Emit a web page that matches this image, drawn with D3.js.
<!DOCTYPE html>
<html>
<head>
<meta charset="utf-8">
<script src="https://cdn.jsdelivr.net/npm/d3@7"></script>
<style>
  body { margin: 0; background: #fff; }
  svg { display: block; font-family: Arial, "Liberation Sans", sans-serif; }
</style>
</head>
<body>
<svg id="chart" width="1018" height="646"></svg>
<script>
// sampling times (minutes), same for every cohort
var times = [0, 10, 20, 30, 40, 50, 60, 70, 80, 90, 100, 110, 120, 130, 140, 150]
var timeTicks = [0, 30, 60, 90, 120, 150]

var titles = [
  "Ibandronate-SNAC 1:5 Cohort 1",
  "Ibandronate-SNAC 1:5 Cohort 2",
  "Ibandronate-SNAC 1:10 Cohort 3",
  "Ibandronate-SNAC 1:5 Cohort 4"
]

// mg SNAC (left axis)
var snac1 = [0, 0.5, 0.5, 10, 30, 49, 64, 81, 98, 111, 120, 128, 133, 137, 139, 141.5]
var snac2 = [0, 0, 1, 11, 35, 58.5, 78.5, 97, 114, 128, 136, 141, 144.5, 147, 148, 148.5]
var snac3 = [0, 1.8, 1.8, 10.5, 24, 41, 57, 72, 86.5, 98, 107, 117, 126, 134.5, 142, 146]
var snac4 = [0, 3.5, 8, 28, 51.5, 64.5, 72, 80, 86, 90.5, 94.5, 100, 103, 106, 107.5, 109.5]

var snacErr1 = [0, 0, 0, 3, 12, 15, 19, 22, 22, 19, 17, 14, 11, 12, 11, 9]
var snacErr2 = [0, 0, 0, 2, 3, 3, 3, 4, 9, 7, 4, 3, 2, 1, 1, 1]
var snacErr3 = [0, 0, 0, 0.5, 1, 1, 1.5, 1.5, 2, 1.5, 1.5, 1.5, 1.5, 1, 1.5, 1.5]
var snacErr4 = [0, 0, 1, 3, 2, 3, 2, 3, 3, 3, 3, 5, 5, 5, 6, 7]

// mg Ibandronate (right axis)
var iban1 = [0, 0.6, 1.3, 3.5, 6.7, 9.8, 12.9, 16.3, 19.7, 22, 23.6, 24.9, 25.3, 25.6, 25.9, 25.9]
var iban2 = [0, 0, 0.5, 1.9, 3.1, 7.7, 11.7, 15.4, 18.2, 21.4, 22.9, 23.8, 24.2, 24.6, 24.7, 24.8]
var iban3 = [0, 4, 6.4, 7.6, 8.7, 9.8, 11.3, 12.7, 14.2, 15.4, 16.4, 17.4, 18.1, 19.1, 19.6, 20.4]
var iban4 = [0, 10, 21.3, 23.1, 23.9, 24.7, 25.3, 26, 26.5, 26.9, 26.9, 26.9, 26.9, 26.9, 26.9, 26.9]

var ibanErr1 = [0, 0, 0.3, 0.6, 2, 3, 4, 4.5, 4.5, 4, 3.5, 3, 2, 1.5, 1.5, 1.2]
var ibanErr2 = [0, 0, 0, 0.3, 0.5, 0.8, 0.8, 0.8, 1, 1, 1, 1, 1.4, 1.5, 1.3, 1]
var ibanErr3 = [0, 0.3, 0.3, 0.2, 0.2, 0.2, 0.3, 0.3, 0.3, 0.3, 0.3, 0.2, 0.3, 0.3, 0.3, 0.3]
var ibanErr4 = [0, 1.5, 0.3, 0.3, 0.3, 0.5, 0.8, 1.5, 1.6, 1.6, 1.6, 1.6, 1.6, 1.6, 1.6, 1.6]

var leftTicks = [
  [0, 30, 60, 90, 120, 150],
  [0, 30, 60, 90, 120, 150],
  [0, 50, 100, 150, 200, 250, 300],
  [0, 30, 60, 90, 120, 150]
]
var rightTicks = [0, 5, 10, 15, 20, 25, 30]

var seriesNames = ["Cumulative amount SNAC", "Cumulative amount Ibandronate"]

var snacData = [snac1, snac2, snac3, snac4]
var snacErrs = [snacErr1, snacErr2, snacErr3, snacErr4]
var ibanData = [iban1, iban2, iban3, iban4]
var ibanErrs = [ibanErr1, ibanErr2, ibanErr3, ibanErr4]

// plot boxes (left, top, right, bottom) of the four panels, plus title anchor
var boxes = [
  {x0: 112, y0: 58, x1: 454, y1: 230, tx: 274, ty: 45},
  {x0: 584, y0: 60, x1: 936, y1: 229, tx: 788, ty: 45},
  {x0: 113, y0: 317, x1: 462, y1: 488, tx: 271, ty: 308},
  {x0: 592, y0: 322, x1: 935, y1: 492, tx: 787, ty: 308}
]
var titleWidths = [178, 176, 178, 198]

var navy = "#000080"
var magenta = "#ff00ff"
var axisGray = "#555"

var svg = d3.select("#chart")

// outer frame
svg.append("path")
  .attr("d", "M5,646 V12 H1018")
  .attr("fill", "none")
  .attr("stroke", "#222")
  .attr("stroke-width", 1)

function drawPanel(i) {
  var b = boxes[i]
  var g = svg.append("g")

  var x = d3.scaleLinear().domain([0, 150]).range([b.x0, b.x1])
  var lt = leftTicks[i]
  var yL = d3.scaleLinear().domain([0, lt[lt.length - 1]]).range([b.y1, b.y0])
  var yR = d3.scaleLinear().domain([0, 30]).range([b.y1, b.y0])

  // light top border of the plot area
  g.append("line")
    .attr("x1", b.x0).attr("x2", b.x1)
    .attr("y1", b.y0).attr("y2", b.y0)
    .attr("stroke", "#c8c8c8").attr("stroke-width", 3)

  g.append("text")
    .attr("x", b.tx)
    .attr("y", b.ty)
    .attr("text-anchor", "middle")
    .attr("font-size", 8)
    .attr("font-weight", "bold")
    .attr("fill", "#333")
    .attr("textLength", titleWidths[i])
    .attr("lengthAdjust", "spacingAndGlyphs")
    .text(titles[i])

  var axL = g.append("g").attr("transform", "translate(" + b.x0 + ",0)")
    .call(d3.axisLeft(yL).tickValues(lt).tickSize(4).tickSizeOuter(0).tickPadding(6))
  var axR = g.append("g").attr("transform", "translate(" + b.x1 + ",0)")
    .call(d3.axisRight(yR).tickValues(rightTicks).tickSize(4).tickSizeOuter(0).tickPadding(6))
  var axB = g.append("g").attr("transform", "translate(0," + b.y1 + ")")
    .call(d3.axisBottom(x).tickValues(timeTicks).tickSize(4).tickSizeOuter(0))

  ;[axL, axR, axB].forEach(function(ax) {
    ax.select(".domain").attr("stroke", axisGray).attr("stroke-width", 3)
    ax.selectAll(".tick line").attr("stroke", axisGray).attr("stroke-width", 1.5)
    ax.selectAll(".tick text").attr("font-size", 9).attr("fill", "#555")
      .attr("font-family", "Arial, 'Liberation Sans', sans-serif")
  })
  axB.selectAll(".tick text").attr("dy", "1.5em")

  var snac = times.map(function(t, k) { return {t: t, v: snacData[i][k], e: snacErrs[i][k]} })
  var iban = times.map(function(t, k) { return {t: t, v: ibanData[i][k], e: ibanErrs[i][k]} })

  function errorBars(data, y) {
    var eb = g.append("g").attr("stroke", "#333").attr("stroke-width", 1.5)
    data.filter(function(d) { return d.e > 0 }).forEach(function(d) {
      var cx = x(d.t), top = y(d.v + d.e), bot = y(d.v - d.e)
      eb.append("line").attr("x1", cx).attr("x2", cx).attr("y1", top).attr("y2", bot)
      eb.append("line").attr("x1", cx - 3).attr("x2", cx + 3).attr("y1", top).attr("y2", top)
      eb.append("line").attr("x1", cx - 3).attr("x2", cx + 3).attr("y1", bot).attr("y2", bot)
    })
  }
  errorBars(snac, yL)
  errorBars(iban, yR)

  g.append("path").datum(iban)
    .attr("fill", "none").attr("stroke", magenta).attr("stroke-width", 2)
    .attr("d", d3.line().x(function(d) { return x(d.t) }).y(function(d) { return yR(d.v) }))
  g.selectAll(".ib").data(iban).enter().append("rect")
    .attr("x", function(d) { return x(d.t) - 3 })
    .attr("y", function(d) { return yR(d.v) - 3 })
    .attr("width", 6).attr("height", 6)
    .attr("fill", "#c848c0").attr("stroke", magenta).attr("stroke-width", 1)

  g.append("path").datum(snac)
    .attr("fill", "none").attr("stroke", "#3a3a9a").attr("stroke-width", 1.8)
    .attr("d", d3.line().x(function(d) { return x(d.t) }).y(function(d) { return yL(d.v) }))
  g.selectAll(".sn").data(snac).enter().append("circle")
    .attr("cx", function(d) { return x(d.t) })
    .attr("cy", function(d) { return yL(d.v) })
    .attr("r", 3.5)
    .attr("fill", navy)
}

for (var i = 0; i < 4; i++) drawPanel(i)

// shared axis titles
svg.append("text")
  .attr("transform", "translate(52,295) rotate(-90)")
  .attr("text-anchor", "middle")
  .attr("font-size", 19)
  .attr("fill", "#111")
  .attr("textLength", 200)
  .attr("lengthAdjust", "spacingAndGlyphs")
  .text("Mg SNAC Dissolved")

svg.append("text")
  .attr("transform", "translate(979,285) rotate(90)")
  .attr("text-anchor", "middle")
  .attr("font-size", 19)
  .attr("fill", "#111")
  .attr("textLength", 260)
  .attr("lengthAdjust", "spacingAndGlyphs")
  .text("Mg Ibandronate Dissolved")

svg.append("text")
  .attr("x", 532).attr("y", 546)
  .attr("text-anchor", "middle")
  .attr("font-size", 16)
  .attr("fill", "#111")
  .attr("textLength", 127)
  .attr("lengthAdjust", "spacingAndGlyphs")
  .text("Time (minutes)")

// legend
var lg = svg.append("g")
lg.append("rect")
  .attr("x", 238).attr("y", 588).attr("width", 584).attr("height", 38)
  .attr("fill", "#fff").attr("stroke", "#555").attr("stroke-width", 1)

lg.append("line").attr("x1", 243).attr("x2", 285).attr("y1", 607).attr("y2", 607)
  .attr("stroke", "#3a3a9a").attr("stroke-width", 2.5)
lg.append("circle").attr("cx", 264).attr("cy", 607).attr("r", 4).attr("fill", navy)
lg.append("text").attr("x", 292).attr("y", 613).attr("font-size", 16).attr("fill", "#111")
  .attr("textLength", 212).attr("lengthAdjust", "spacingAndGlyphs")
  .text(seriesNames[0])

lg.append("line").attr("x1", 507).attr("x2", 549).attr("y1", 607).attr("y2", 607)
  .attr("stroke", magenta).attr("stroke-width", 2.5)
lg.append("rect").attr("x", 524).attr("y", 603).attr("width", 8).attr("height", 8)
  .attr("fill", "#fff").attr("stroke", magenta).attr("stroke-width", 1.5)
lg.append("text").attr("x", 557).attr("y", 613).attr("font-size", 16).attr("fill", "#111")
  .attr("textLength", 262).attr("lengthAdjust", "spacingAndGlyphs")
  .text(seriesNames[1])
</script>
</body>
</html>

________

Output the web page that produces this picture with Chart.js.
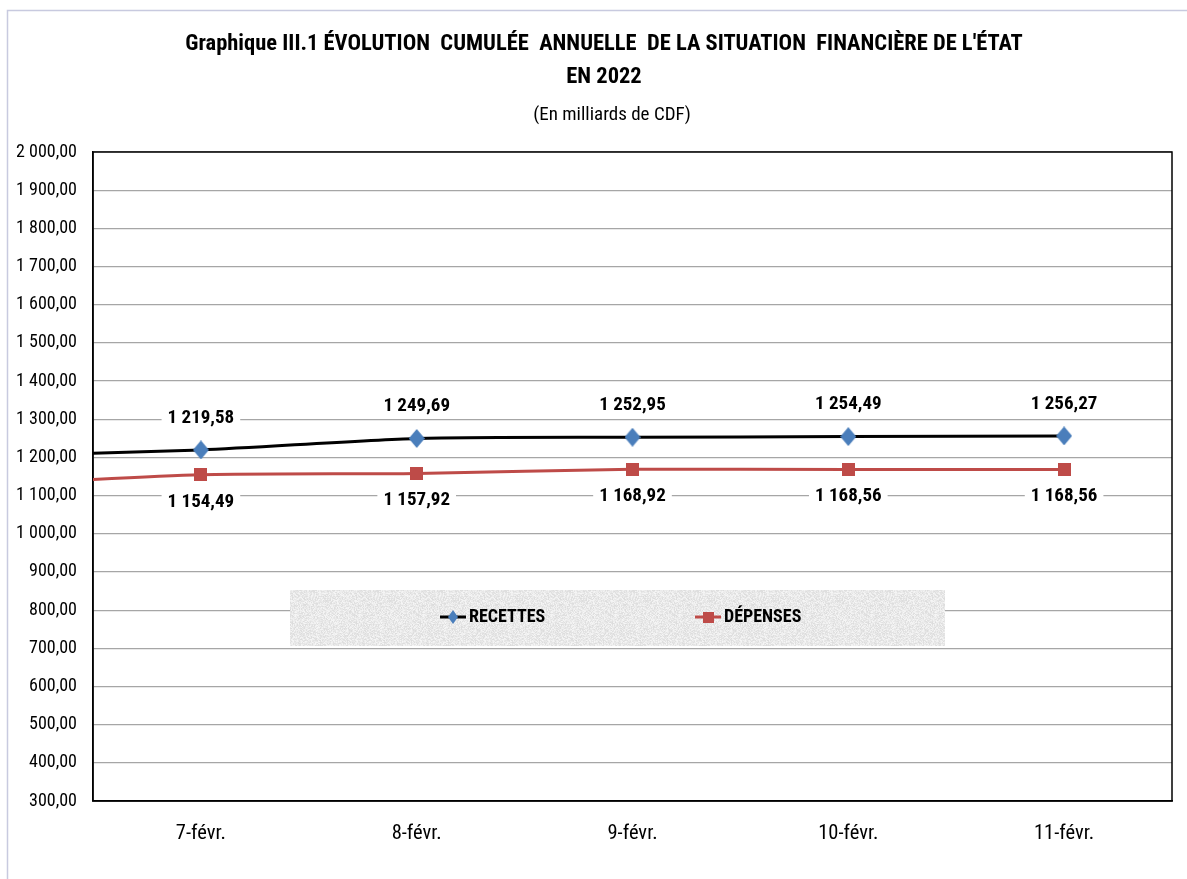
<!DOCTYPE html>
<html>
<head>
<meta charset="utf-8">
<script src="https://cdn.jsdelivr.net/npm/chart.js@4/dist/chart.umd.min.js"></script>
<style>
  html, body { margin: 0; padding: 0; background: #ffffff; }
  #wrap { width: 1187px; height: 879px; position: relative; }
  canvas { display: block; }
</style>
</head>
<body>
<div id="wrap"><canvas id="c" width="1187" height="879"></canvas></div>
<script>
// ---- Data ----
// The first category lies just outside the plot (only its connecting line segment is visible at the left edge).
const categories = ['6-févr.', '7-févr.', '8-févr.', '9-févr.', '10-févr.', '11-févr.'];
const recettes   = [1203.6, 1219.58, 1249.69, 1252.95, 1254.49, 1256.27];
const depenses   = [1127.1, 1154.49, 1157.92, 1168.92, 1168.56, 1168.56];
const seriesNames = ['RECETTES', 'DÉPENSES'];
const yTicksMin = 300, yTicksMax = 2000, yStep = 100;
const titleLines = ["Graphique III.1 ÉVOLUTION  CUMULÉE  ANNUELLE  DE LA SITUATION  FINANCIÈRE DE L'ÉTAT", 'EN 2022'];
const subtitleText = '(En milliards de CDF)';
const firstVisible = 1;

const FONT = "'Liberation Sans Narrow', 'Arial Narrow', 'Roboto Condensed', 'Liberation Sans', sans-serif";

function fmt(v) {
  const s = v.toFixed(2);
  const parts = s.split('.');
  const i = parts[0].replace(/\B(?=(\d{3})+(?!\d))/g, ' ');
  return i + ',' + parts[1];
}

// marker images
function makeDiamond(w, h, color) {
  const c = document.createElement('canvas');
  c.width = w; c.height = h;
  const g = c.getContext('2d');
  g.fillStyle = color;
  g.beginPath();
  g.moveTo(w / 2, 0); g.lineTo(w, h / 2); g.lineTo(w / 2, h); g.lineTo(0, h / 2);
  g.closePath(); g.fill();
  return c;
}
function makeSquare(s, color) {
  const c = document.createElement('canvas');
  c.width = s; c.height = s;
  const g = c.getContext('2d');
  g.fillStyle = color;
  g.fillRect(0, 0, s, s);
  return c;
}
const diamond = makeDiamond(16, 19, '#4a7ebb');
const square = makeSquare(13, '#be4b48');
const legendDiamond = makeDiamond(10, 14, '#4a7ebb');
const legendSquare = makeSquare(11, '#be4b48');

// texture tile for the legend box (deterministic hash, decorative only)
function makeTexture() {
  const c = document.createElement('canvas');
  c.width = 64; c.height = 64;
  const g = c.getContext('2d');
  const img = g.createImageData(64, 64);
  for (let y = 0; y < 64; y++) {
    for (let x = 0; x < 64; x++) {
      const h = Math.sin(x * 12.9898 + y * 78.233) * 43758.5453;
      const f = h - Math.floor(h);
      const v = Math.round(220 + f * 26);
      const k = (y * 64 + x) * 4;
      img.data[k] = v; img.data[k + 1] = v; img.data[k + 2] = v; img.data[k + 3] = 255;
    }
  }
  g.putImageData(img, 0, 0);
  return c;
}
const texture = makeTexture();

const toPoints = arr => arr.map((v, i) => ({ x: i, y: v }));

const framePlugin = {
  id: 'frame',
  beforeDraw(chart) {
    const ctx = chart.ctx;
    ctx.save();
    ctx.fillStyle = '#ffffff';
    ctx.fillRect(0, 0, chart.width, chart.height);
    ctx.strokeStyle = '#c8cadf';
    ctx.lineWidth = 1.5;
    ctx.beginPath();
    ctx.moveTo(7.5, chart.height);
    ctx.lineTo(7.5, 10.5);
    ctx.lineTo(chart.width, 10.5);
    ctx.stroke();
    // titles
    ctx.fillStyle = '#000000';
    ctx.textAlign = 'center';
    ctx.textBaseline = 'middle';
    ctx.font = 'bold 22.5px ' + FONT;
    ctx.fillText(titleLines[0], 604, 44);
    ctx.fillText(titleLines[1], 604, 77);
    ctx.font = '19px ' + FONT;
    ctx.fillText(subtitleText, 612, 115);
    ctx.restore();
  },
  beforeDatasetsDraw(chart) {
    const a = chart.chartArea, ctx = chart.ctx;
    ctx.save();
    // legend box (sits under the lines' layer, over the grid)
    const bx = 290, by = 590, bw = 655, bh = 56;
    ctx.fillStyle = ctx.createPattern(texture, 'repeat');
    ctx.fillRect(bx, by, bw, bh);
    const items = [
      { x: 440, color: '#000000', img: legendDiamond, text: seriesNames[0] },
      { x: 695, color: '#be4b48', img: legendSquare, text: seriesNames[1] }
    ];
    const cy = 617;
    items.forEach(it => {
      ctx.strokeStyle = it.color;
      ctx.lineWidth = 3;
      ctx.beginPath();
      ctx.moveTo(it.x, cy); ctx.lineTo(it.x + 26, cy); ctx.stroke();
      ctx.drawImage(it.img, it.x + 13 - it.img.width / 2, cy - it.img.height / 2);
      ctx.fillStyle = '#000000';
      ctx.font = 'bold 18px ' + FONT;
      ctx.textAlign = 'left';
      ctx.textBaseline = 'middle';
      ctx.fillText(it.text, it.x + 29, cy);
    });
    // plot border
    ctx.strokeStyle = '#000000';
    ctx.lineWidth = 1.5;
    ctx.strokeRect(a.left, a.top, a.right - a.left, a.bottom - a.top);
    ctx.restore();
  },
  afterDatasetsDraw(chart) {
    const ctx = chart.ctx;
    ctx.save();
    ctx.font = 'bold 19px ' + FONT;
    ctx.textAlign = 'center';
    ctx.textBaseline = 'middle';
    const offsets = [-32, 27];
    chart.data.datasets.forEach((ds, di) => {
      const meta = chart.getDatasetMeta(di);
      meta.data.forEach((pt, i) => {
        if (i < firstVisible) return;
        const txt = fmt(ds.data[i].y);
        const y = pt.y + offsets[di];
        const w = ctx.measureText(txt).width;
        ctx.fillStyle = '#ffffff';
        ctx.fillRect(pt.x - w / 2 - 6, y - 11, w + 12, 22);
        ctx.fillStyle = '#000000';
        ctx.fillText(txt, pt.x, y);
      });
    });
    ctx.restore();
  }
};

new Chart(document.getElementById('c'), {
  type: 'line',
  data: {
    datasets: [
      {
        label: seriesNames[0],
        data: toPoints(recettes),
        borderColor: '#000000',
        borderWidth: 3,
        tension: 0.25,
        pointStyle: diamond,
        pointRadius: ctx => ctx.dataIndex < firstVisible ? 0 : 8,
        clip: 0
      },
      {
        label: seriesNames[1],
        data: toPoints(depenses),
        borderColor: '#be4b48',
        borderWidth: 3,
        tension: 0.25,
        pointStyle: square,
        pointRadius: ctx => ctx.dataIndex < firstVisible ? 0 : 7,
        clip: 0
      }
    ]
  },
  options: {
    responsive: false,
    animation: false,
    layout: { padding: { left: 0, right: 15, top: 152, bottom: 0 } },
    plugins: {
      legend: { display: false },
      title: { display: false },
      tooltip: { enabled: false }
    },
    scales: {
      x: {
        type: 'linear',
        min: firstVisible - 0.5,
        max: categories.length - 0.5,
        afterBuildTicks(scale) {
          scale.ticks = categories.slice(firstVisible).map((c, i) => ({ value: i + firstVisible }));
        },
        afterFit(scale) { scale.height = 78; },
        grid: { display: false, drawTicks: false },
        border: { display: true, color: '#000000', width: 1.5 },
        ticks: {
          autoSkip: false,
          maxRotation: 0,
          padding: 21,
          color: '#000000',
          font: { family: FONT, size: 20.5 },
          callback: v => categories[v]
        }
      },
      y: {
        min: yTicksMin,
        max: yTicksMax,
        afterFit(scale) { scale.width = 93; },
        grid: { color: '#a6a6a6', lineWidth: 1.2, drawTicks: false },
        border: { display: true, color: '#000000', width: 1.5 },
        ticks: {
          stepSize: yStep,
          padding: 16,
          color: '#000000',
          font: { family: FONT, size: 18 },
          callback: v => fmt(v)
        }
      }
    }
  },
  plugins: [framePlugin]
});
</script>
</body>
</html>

________

● **What you should do**: Begin with the line containing "Emit a web page", end with the line containing "5, 5, 5, 6, 7]", and repeat every line in that stretch exactly.

● **The result**:
Emit a web page that matches this image, drawn with D3.js.
<!DOCTYPE html>
<html>
<head>
<meta charset="utf-8">
<script src="https://cdn.jsdelivr.net/npm/d3@7"></script>
<style>
  body { margin: 0; background: #fff; }
  svg { display: block; font-family: Arial, "Liberation Sans", sans-serif; }
</style>
</head>
<body>
<svg id="chart" width="1018" height="646"></svg>
<script>
// sampling times (minutes), same for every cohort
var times = [0, 10, 20, 30, 40, 50, 60, 70, 80, 90, 100, 110, 120, 130, 140, 150]
var timeTicks = [0, 30, 60, 90, 120, 150]

var titles = [
  "Ibandronate-SNAC 1:5 Cohort 1",
  "Ibandronate-SNAC 1:5 Cohort 2",
  "Ibandronate-SNAC 1:10 Cohort 3",
  "Ibandronate-SNAC 1:5 Cohort 4"
]

// mg SNAC (left axis)
var snac1 = [0, 0.5, 0.5, 10, 30, 49, 64, 81, 98, 111, 120, 128, 133, 137, 139, 141.5]
var snac2 = [0, 0, 1, 11, 35, 58.5, 78.5, 97, 114, 128, 136, 141, 144.5, 147, 148, 148.5]
var snac3 = [0, 1.8, 1.8, 10.5, 24, 41, 57, 72, 86.5, 98, 107, 117, 126, 134.5, 142, 146]
var snac4 = [0, 3.5, 8, 28, 51.5, 64.5, 72, 80, 86, 90.5, 94.5, 100, 103, 106, 107.5, 109.5]

var snacErr1 = [0, 0, 0, 3, 12, 15, 19, 22, 22, 19, 17, 14, 11, 12, 11, 9]
var snacErr2 = [0, 0, 0, 2, 3, 3, 3, 4, 9, 7, 4, 3, 2, 1, 1, 1]
var snacErr3 = [0, 0, 0, 0.5, 1, 1, 1.5, 1.5, 2, 1.5, 1.5, 1.5, 1.5, 1, 1.5, 1.5]
var snacErr4 = [0, 0, 1, 3, 2, 3, 2, 3, 3, 3, 3, 5, 5, 5, 6, 7]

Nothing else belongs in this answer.